[Start]

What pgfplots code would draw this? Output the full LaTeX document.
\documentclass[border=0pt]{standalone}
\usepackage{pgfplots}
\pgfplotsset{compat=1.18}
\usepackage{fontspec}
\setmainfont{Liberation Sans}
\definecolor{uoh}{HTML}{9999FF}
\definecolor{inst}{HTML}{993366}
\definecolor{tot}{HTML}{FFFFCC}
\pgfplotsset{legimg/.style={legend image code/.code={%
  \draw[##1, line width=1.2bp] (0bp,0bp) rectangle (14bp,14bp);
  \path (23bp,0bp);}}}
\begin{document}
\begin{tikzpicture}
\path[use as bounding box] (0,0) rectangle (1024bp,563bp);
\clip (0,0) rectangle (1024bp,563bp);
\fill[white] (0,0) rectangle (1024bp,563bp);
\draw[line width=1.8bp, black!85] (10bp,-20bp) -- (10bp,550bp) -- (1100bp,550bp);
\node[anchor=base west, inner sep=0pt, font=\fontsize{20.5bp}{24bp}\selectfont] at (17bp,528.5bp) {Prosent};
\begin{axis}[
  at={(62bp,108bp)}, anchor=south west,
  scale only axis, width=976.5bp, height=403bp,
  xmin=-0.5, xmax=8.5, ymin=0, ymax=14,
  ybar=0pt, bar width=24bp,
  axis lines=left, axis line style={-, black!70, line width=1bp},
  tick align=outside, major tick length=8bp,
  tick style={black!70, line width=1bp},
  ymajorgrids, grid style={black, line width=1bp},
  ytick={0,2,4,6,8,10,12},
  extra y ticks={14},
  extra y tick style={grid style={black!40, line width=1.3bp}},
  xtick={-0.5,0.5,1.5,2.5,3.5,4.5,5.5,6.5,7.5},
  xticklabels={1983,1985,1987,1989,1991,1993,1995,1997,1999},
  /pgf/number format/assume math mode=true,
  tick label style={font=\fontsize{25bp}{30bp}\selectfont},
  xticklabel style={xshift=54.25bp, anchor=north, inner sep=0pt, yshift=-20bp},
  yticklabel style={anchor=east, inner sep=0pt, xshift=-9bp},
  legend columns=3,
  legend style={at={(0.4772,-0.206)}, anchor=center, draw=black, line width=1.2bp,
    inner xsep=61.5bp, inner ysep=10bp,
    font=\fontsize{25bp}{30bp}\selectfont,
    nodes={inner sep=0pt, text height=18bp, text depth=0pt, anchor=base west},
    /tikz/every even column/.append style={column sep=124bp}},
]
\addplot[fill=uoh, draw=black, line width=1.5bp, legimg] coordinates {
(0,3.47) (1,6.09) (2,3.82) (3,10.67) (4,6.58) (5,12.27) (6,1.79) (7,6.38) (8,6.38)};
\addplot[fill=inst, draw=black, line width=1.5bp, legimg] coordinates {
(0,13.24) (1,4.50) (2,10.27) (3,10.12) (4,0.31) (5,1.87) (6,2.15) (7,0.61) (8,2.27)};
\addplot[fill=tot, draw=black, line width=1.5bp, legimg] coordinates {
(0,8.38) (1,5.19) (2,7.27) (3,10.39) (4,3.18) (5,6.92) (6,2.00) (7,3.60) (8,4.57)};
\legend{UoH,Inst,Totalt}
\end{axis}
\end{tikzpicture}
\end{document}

[End]

Retype the material above, line by line, exactly.

### Exercise solution:
What pgfplots code would draw this? Output the full LaTeX document.
\documentclass[border=0pt]{standalone}
\usepackage{pgfplots}
\pgfplotsset{compat=1.18}
\usepackage{fontspec}
\setmainfont{Liberation Sans}
\definecolor{uoh}{HTML}{9999FF}
\definecolor{inst}{HTML}{993366}
\definecolor{tot}{HTML}{FFFFCC}
\pgfplotsset{legimg/.style={legend image code/.code={%
  \draw[##1, line width=1.2bp] (0bp,0bp) rectangle (14bp,14bp);
  \path (23bp,0bp);}}}
\begin{document}
\begin{tikzpicture}
\path[use as bounding box] (0,0) rectangle (1024bp,563bp);
\clip (0,0) rectangle (1024bp,563bp);
\fill[white] (0,0) rectangle (1024bp,563bp);
\draw[line width=1.8bp, black!85] (10bp,-20bp) -- (10bp,550bp) -- (1100bp,550bp);
\node[anchor=base west, inner sep=0pt, font=\fontsize{20.5bp}{24bp}\selectfont] at (17bp,528.5bp) {Prosent};
\begin{axis}[
  at={(62bp,108bp)}, anchor=south west,
  scale only axis, width=976.5bp, height=403bp,
  xmin=-0.5, xmax=8.5, ymin=0, ymax=14,
  ybar=0pt, bar width=24bp,
  axis lines=left, axis line style={-, black!70, line width=1bp},
  tick align=outside, major tick length=8bp,
  tick style={black!70, line width=1bp},
  ymajorgrids, grid style={black, line width=1bp},
  ytick={0,2,4,6,8,10,12},
  extra y ticks={14},
  extra y tick style={grid style={black!40, line width=1.3bp}},
  xtick={-0.5,0.5,1.5,2.5,3.5,4.5,5.5,6.5,7.5},
  xticklabels={1983,1985,1987,1989,1991,1993,1995,1997,1999},
  /pgf/number format/assume math mode=true,
  tick label style={font=\fontsize{25bp}{30bp}\selectfont},
  xticklabel style={xshift=54.25bp, anchor=north, inner sep=0pt, yshift=-20bp},
  yticklabel style={anchor=east, inner sep=0pt, xshift=-9bp},
  legend columns=3,
  legend style={at={(0.4772,-0.206)}, anchor=center, draw=black, line width=1.2bp,
    inner xsep=61.5bp, inner ysep=10bp,
    font=\fontsize{25bp}{30bp}\selectfont,
    nodes={inner sep=0pt, text height=18bp, text depth=0pt, anchor=base west},
    /tikz/every even column/.append style={column sep=124bp}},
]
\addplot[fill=uoh, draw=black, line width=1.5bp, legimg] coordinates {
(0,3.47) (1,6.09) (2,3.82) (3,10.67) (4,6.58) (5,12.27) (6,1.79) (7,6.38) (8,6.38)};
\addplot[fill=inst, draw=black, line width=1.5bp, legimg] coordinates {
(0,13.24) (1,4.50) (2,10.27) (3,10.12) (4,0.31) (5,1.87) (6,2.15) (7,0.61) (8,2.27)};
\addplot[fill=tot, draw=black, line width=1.5bp, legimg] coordinates {
(0,8.38) (1,5.19) (2,7.27) (3,10.39) (4,3.18) (5,6.92) (6,2.00) (7,3.60) (8,4.57)};
\legend{UoH,Inst,Totalt}
\end{axis}
\end{tikzpicture}
\end{document}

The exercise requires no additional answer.